Bibl.: Il resoconto degli scavi, diretti da L. Bernabò Brea e M. Cavalier, è nella serie Meligunís Lipára, giunta al v volume. Più riassuntiva la guida del museo, degli stessi (Il Castello di Lipari e il Museo Archeologico Eoliano, Palermo 1977).

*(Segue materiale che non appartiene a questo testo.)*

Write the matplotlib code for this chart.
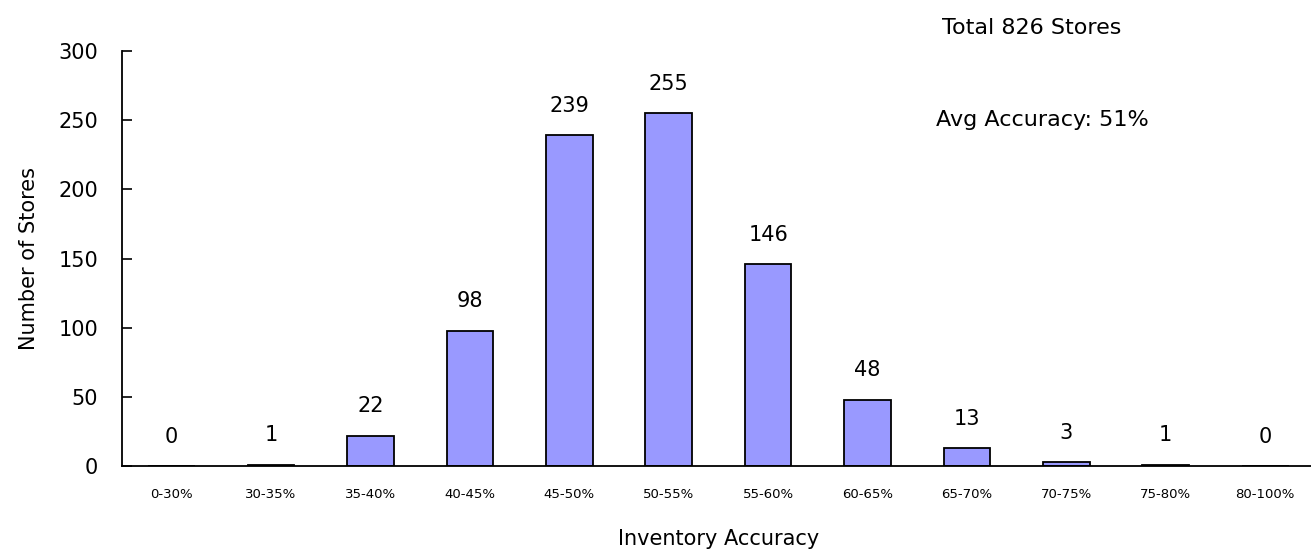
import matplotlib
matplotlib.use('Agg')
import matplotlib.pyplot as plt

plt.rcParams['font.family'] = ['DejaVu Sans']

# store counts per accuracy band
bands = ['0-30%', '30-35%', '35-40%', '40-45%', '45-50%', '50-55%',
         '55-60%', '60-65%', '65-70%', '70-75%', '75-80%', '80-100%']
stores = [0, 1, 22, 98, 239, 255, 146, 48, 13, 3, 1, 0]

fig = plt.figure(figsize=(13.11, 5.53), dpi=100)
ax = fig.add_axes([0.093, 0.157, 0.91, 0.751])

x = range(len(bands))
ax.bar(x, stores, width=0.47, color='#9999FF', edgecolor='black', linewidth=1.3)

for i, v in zip(x, stores):
    ax.annotate(str(v), (i, v), xytext=(0, 14), textcoords='offset points',
                ha='center', va='bottom', fontsize=15)

ax.set_xlim(-0.5, len(bands) - 0.5)
ax.set_ylim(0, 300)
ax.set_yticks(range(0, 301, 50))
ax.tick_params(axis='y', direction='in', length=7, width=1.2, labelsize=15, pad=17)
ax.set_xticks(list(x))
ax.set_xticklabels(bands, fontsize=9.5)
ax.tick_params(axis='x', length=0, pad=16)

ax.spines['top'].set_visible(False)
ax.spines['right'].set_visible(False)
ax.spines['left'].set_linewidth(1.3)
ax.spines['bottom'].set_linewidth(1.3)

ax.set_ylabel('Number of Stores', fontsize=15, labelpad=14)
ax.set_xlabel('Inventory Accuracy', fontsize=15, labelpad=20)

fig.text(0.787, 0.95, 'Total 826 Stores', ha='center', va='center', fontsize=16)
fig.text(0.795, 0.783, 'Avg Accuracy: 51%', ha='center', va='center', fontsize=16)

fig.savefig('out.png', dpi=100)
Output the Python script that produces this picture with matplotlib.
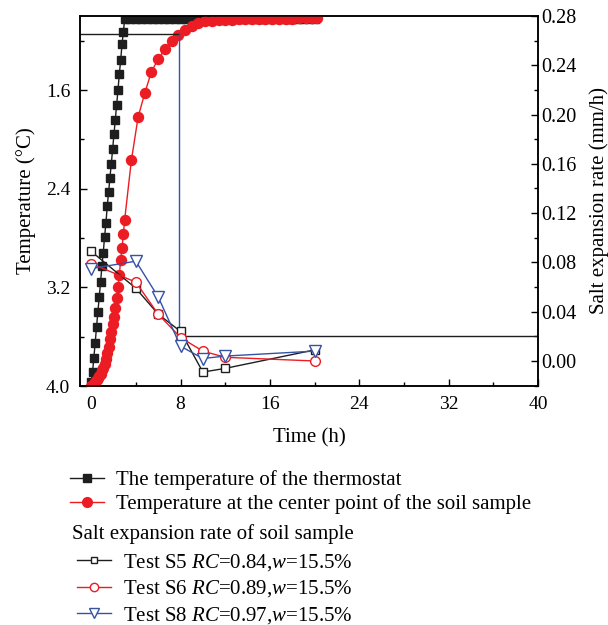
import matplotlib
matplotlib.use("Agg")
import matplotlib.pyplot as plt
from matplotlib.ticker import MultipleLocator, FormatStrFormatter
from matplotlib.lines import Line2D

plt.rcParams["font.family"] = ["Liberation Serif", "DejaVu Serif"]
plt.rcParams["mathtext.fontset"] = "custom"
plt.rcParams["mathtext.rm"] = "Liberation Serif"
plt.rcParams["mathtext.it"] = "Liberation Serif:italic"

# thermostat temperature (left axis, inverted)
t_thermo = [0.0, 0.12, 0.24, 0.36, 0.48, 0.6, 0.72, 0.84, 0.96, 1.08, 1.2, 1.32,
            1.44, 1.56, 1.68, 1.8, 1.92, 2.04, 2.16, 2.28, 2.4, 2.52, 2.64, 2.76,
            2.88, 3.0, 3.5, 4.0, 4.5, 5.0, 5.5, 6.0, 6.5, 7.0, 7.5, 8.0, 8.5, 9.0,
            9.5, 10.0, 10.5, 11.0, 11.5, 12.0, 12.5, 13.0, 13.5, 14.0, 14.5, 15.0,
            15.5, 16.0, 16.5, 17.0, 17.5, 18.0, 18.5, 19.0, 19.5, 20.0]
T_thermo = [3.97, 3.89, 3.77, 3.65, 3.52, 3.40, 3.28, 3.16, 3.03, 2.92, 2.79, 2.68,
            2.54, 2.43, 2.31, 2.20, 2.08, 1.96, 1.84, 1.72, 1.60, 1.47, 1.36, 1.23,
            1.13, 1.025, 1.023, 1.023, 1.023, 1.023, 1.023, 1.023, 1.023, 1.023,
            1.023, 1.023, 1.023, 1.023, 1.023, 1.023, 1.023, 1.023, 1.023, 1.023,
            1.023, 1.023, 1.023, 1.023, 1.023, 1.023, 1.023, 1.023, 1.023, 1.023,
            1.023, 1.023, 1.023, 1.023, 1.023, 1.023]

# temperature at the center point of the soil sample
t_center = [0.0, 0.12, 0.24, 0.36, 0.48, 0.6, 0.72, 0.84, 0.96, 1.08, 1.2, 1.32,
            1.44, 1.56, 1.68, 1.8, 1.92, 2.04, 2.16, 2.28, 2.4, 2.52, 2.64, 2.76,
            2.88, 3.0, 3.6, 4.2, 4.8, 5.4, 6.0, 6.6, 7.2, 7.8, 8.4, 9.0, 9.6, 10.2,
            10.8, 11.4, 12.0, 12.6, 13.2, 13.8, 14.4, 15.0, 15.6, 16.2, 16.8, 17.4,
            18.0, 18.6, 19.2, 19.8, 20.2]
T_center = [4.0, 3.99, 3.98, 3.965, 3.95, 3.935, 3.92, 3.90, 3.87, 3.85, 3.82, 3.78,
            3.73, 3.68, 3.62, 3.56, 3.50, 3.44, 3.37, 3.29, 3.20, 3.10, 2.98, 2.88,
            2.77, 2.65, 2.17, 1.82, 1.625, 1.45, 1.35, 1.27, 1.205, 1.15, 1.11, 1.08,
            1.057, 1.044, 1.038, 1.034, 1.031, 1.029, 1.027, 1.026, 1.025, 1.024,
            1.023, 1.022, 1.022, 1.021, 1.021, 1.02, 1.02, 1.02, 1.02]

# salt expansion rate (right axis)
t_salt = [0, 4, 6, 8, 10, 12, 20]
rate_s5 = [0.089, 0.059, 0.038, 0.024, -0.009, -0.006, 0.009]
rate_s6 = [0.079, 0.064, 0.038, 0.019, 0.008, 0.003, 0.0]
rate_s8 = [0.075, 0.081, 0.052, 0.012, 0.002, 0.004, 0.008]

# guide lines drawn in the original figure
guide_x = 7.9
guide_top = 0.265
guide_low = 0.02

black = "#1e1e1e"
red = "#ec1c24"
blue = "#3552a5"

fig = plt.figure(figsize=(6.08, 6.25), dpi=100)
ax = fig.add_axes([80 / 608, 1 - 386 / 625, 458 / 608, 370 / 625])
ax2 = ax.twinx()

ax.plot(t_thermo, T_thermo, "-s", color=black, ms=5.2, lw=1, zorder=2)
ax.plot(t_center, T_center, "-o", color=red, ms=7.2, lw=1, zorder=3)

ax2.plot([-1, guide_x], [guide_top, guide_top], color=black, lw=1)
ax2.plot([guide_x, guide_x], [guide_low, guide_top], color=blue, lw=1)
ax2.plot([guide_x, 40], [guide_low, guide_low], color=black, lw=1)

ax2.plot(t_salt, rate_s5, "-s", color=black, mfc="white", ms=6, mew=1, lw=1)
ax2.plot(t_salt, rate_s6, "-o", color=red, mfc="white", ms=7, mew=1, lw=1)
ax2.plot(t_salt, rate_s8, "-v", color=blue, mfc="white", ms=8, mew=1, lw=1)

ax.set_xlim(-1, 40)
ax.set_ylim(4.0, 1.0)
ax2.set_ylim(-0.0203, 0.28)

ax.xaxis.set_major_locator(MultipleLocator(8))
ax.xaxis.set_minor_locator(MultipleLocator(4))
ax.set_yticks([1.6, 2.4, 3.2, 4.0])
ax.yaxis.set_minor_locator(MultipleLocator(0.4))
ax.yaxis.set_major_formatter(FormatStrFormatter("%.1f"))
ax2.set_yticks([0.0, 0.04, 0.08, 0.12, 0.16, 0.20, 0.24, 0.28])
ax2.yaxis.set_minor_locator(MultipleLocator(0.02))
ax2.yaxis.set_major_formatter(FormatStrFormatter("%.2f"))

for a in (ax, ax2):
    a.tick_params(which="both", direction="in", labelsize=14, width=1)
    a.tick_params(which="major", length=5)
    a.tick_params(which="minor", length=3)
    for s in a.spines.values():
        s.set_linewidth(1.1)
ax.tick_params(axis="y", pad=7)
ax.tick_params(axis="x", pad=7)
ax2.tick_params(axis="y", pad=2, labelsize=14.5)

ax.set_xlabel("Time (h)", fontsize=15)
ax.xaxis.set_label_coords(0.5, -0.115)
ax.set_ylabel("Temperature (°C)", fontsize=15, va="center")
ax.yaxis.set_label_coords(-0.118, 0.5)
ax2.set_ylabel("Salt expansion rate (mm/h)", fontsize=15, va="center")
ax2.yaxis.set_label_coords(1.134, 0.5)

h1 = [Line2D([], [], color=black, marker="s", ms=5.2, lw=1),
      Line2D([], [], color=red, marker="o", ms=7, lw=1)]
fig.legend(h1, ["The temperature of the thermostat",
                "Temperature at the center point of the soil sample"],
           loc="upper left", bbox_to_anchor=(70 / 608, 1 - 470 / 625),
           frameon=False, fontsize=15, handlelength=1.65,
           handletextpad=0.55, labelspacing=0.2, borderpad=0,
           borderaxespad=0)
fig.text(72 / 608, 1 - 534 / 625, "Salt expansion rate of soil sample",
         fontsize=15, va="center", ha="left")
h2 = [Line2D([], [], color=black, marker="s", mfc="white", ms=5, lw=1),
      Line2D([], [], color=red, marker="o", mfc="white", ms=6, lw=1),
      Line2D([], [], color=blue, marker="v", mfc="white", ms=6.5, lw=1)]
fig.legend(h2, ["Test S5 $RC$=0.84,$w$=15.5%",
                "Test S6 $RC$=0.89,$w$=15.5%",
                "Test S8 $RC$=0.97,$w$=15.5%"],
           loc="upper left", bbox_to_anchor=(77 / 608, 1 - 552 / 625),
           frameon=False, fontsize=15, handlelength=1.65,
           handletextpad=0.55, labelspacing=0.27, borderpad=0,
           borderaxespad=0)

fig.savefig("out.png", dpi=100)
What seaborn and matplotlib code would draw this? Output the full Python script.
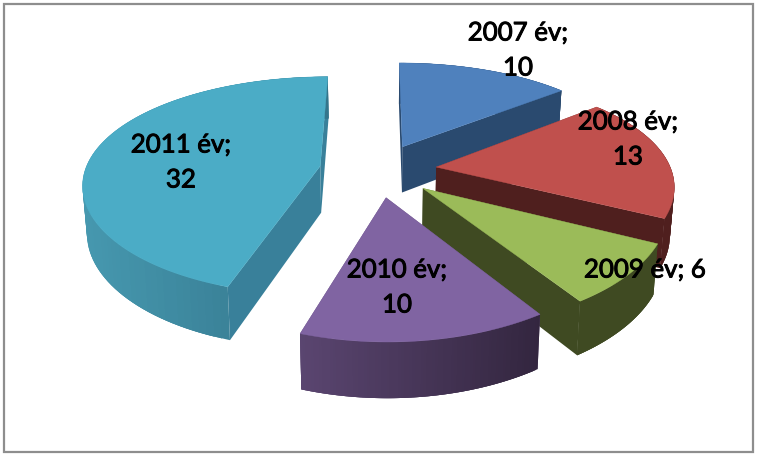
import numpy as np
import matplotlib
matplotlib.use("Agg")
import matplotlib.pyplot as plt
import matplotlib.patheffects as pe
import seaborn as sns
from matplotlib.patches import Polygon, Rectangle

# --- data ---
years = ["2007 év", "2008 év", "2009 év", "2010 év", "2011 év"]
values = [10, 13, 6, 10, 32]

# --- styles ---
top_colors = ["#4F81BD", "#C0504D", "#9BBB59", "#8064A2", "#4BACC6"]
radial_colors = ["#2A4A6F", "#4F1F1E", "#3F4A22", "#54406B", "#39809A"]
arc_left = ["#2A4A6F", "#4F1F1E", "#3F4A22", "#5A4570", "#4698AF"]
arc_right = ["#2A4A6F", "#4F1F1E", "#3F4A22", "#33263F", "#33748A"]
label_xy = [(518, 33, 518, 68), (628, 122, 628, 157), (645, 270, None, None),
            (397, 270, 397, 305), (181, 145, 181, 180)]

# --- projection settings ---
CX, CY = 378.0, 170.0
SCALE_X, SCALE_Y = 235.0, 106.7
PERSP_X, PERSP_Y = 0.15, 0.181
EXPLODE = 0.25
DEPTH = 47.0
BOTTOM_SHRINK = 0.985


def project(u, v, lower=False):
    sx = 1.0 / (1.0 + PERSP_X * v)
    sy = 1.0 / (1.0 + PERSP_Y * v)
    x = SCALE_X * u * sx
    y = SCALE_Y * v * sy
    if lower:
        return CX + x * BOTTOM_SHRINK, CY - y + DEPTH * sy ** 0.7
    return CX + x, CY - y


sns.set_theme(style="white")
plt.rcParams["font.family"] = ["Lato", "DejaVu Sans"]

fig = plt.figure(figsize=(7.57, 4.55), dpi=100, facecolor="white")
ax = fig.add_axes([0, 0, 1, 1])
ax.set_xlim(0, 757)
ax.set_ylim(455, 0)
ax.axis("off")
ax.add_patch(Rectangle((3.5, 3.5), 749, 448.5, fc="white", ec="#8E8E8E", lw=1.6, zorder=0))

fractions = np.array(values, dtype=float) / np.sum(values)
edges = np.concatenate([[0.0], np.cumsum(fractions)]) * 2 * np.pi

z = 1
for i in range(len(values)):
    a0, a1 = edges[i], edges[i + 1]
    mid = 0.5 * (a0 + a1)
    ox, oy = EXPLODE * np.sin(mid), EXPLODE * np.cos(mid)
    t = np.linspace(a0, a1, 90)
    u = ox + np.sin(t)
    v = oy + np.cos(t)
    xt, yt = project(u, v)
    xb, yb = project(u, v, lower=True)
    ax_t, ay_t = project(ox, oy)
    ax_b, ay_b = project(ox, oy, lower=True)

    # radial faces
    for j in (0, -1):
        ax.add_patch(Polygon([(ax_t, ay_t), (xt[j], yt[j]), (xb[j], yb[j]), (ax_b, ay_b)],
                             fc=radial_colors[i], ec="none", zorder=z))
    z += 1
    # curved outer face, shaded left to right; neighbouring quads overlap to hide seams
    shades = sns.blend_palette([arc_left[i], arc_right[i]], 64)
    span = max(xt.max() - xt.min(), 1.0)
    n = len(t)
    for k in range(n - 1):
        idx = int(np.clip((xt[k] - xt.min()) / span * 63, 0, 63))
        e = min(k + 3, n - 1)
        ax.add_patch(Polygon([(xt[k], yt[k]), (xt[e], yt[e]), (xb[e], yb[e]), (xb[k], yb[k])],
                             fc=shades[idx], ec="none", zorder=z))
    z += 1
    # top face
    pts = [(ax_t, ay_t)] + list(zip(xt, yt))
    ax.add_patch(Polygon(pts, fc=top_colors[i], ec=top_colors[i], lw=0.3, zorder=z))
    z += 1

stroke = [pe.withStroke(linewidth=0.7, foreground="black")]
for name, val, (x1, y1, x2, y2) in zip(years, values, label_xy):
    kw = dict(ha="center", va="center", fontsize=18.6, color="black", zorder=100,
              path_effects=stroke)
    if x2 is None:
        ax.text(x1, y1, f"{name}; {val}", **kw)
    else:
        ax.text(x1, y1, f"{name};", **kw)
        ax.text(x2, y2, f"{val}", **kw)

fig.savefig("out.png", dpi=100)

Studi monografici: M. Cavalier, Nouveaux documents sur l'art du Peintre de Lipari, Napoli 1976; L. Bernabò Brea, M. Cavalier, Menandro e il teatro greco nelle terracotte liparesi, Genova 1981; L. Bernabò Brea, Gli Eoli e la prima età del bronzo nelle isole Eolie e nell'Italia meridionale, Napoli 1985; L. Bernabò Brea, M. Cavalier, La ceramica policroma liparese, Muggiò 1986. Sulle guerre con gli Etruschi e i donari dei Liparesi a Delfi: G. Colonna, Apollon, les Etrusques et Lipára, in Mélanges de l'Ecole Française de Rome, 96 (1984). Su Lipari nel Medioevo: L. Bernabò Brea, Lipari, i vulcani, l'inferno, e San Bartolomeo: Le isole Eolie dal tardo antico ai Normanni, in Archivio Storico Siracusano, n.s., 5 (1978-79), pp. 25-89 (ed. ampliata in collab. con S.L. Agnello, M. Cavalier, W. Krönig, Le Isole Eolie dal Tardo antico ai Normanni, Ravenna 1988).